The patterning really did look like snowflakes, the kind of big, thick, heavy flakes we get in the middle of a full-on winter storm. But the colors! The red and green of the bloodstone were only just barely visible when held to the light; these particular slabs apparently were extracted from a deposit with at least one other co-occurring mineral, one whose color saturated the others and converted them from blood red and emerald green to what appears, at first glance to the naked eye, to be violet and lilac, plum and lavender. it was an object lesson in refraction of light and its influence on perception.
It was also one of the most popular pairs of earrings he’s ever made.
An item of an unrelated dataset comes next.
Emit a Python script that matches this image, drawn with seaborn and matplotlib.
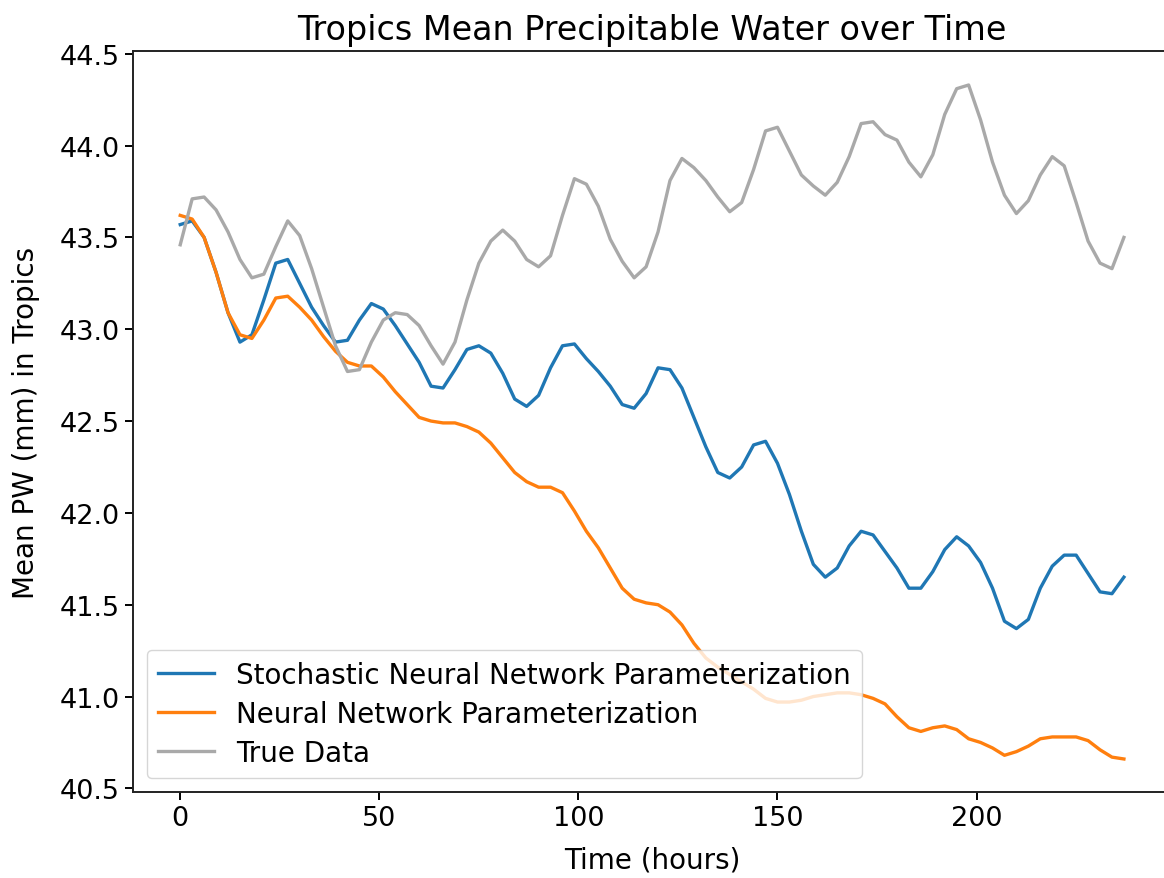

They sold, literally, within minutes of my having posted them here on the site . . . and we received wave after wave of inquiries from clients hoping they might simply be mislabeled and in fact still be available.
They were one of a kind. But the next time we replenish his inventory of gemstones, we’ll look for more exotically-tinted bloodstone cabochons like these.
Because they don’t merely send oxygen symbolically through the bodies of our Earth and other beings.
They likewise travel the veins of Wings’s art, allowing it to expand its breath and reach.